== Stated problem ==
Reply with one number: how many lines contain the word "this".

== Source code of charts ==
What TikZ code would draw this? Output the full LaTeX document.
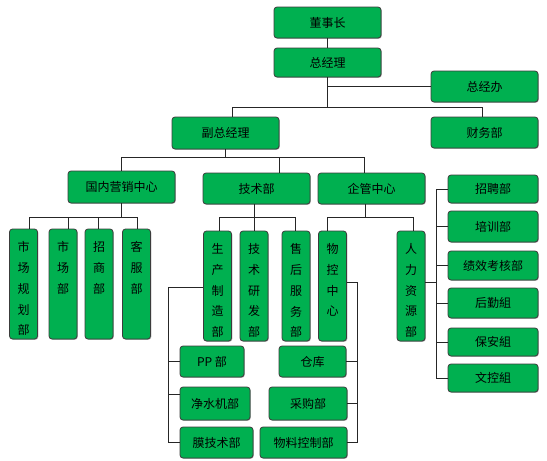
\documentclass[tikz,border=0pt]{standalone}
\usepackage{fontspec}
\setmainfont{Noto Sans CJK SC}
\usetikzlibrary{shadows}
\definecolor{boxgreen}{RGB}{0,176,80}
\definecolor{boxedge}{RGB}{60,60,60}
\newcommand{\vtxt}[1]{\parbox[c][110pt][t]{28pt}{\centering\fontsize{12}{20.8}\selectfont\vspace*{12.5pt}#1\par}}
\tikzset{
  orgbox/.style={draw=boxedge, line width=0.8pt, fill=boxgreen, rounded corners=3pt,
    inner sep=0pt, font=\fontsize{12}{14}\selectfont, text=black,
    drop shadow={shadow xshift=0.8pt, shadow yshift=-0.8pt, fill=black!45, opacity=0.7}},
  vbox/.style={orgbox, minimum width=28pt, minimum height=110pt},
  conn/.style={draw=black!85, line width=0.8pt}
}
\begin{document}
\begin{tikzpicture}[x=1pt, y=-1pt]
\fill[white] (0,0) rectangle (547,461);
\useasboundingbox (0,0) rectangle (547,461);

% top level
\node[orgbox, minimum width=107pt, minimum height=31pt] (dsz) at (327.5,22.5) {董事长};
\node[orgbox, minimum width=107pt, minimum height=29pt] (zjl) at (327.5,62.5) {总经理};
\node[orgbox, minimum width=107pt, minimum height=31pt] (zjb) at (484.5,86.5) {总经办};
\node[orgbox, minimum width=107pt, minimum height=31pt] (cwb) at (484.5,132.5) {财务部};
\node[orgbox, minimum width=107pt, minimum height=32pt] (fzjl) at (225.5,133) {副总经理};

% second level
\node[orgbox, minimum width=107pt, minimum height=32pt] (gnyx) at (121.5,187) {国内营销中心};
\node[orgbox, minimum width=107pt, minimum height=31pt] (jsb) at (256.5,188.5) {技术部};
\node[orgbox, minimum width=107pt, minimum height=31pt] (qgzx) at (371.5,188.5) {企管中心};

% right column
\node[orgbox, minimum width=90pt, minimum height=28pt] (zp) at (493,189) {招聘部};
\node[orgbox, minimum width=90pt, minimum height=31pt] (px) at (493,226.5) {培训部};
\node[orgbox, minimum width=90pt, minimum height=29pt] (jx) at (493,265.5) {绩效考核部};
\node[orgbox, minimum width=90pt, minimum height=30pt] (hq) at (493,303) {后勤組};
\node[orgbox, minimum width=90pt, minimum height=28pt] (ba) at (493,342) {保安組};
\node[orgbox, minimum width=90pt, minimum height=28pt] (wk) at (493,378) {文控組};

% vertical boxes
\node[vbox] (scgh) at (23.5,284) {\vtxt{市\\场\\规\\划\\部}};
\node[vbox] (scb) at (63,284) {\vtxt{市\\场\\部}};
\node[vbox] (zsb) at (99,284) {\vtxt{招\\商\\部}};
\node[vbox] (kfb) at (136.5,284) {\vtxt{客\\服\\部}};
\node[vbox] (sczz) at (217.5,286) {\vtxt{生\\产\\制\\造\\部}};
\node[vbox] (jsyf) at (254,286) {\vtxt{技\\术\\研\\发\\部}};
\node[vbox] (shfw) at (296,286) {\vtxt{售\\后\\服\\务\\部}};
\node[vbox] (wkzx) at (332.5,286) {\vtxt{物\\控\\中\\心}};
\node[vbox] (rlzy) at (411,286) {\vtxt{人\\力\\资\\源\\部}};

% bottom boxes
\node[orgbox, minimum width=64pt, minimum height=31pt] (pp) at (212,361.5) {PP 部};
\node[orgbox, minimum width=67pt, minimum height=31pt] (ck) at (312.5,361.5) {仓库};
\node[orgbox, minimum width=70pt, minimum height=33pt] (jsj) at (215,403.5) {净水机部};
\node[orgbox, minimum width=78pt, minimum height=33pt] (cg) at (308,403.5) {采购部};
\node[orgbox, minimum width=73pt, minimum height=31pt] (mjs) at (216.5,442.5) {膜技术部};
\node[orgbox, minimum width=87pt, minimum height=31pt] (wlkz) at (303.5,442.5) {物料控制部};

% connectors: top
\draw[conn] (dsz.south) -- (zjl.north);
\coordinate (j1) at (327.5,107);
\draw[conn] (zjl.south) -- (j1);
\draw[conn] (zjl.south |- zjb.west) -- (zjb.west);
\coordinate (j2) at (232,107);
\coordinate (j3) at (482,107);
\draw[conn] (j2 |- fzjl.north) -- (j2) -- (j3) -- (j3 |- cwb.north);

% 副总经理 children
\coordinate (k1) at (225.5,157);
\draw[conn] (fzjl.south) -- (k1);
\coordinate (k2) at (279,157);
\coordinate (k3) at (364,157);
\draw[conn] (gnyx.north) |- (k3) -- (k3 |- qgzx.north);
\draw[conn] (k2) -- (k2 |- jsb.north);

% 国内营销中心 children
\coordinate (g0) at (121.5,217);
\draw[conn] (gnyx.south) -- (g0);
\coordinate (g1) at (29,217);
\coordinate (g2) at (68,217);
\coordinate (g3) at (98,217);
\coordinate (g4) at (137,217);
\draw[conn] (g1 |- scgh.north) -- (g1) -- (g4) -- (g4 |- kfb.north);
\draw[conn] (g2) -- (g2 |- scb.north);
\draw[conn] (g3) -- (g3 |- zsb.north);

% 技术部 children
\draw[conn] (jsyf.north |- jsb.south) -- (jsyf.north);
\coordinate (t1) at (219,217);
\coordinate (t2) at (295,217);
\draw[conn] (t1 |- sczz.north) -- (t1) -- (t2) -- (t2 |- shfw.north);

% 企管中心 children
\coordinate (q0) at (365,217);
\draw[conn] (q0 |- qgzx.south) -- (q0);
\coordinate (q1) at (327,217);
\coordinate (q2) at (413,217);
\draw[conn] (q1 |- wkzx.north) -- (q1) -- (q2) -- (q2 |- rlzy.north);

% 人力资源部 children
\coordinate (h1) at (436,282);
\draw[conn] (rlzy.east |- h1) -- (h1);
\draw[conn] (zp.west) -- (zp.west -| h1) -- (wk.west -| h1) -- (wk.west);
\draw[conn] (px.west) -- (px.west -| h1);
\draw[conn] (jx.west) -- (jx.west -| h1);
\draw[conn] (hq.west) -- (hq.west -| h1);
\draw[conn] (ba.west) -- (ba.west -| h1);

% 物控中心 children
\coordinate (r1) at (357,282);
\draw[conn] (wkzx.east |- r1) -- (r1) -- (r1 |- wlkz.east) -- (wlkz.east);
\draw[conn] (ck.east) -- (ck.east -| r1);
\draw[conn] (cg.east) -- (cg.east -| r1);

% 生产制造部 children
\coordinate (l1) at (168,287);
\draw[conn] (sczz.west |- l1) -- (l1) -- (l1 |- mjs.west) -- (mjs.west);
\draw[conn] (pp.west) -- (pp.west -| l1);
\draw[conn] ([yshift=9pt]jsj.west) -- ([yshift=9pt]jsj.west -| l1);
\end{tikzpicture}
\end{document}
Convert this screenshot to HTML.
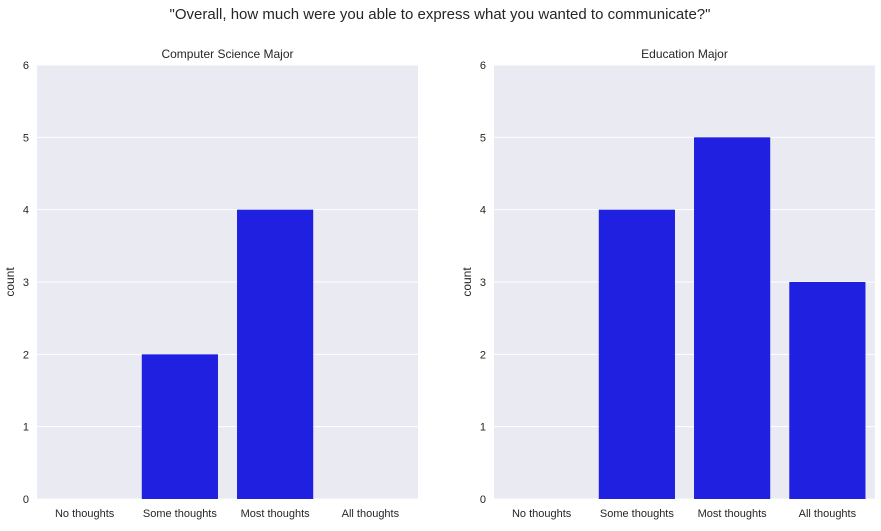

== Result ==
2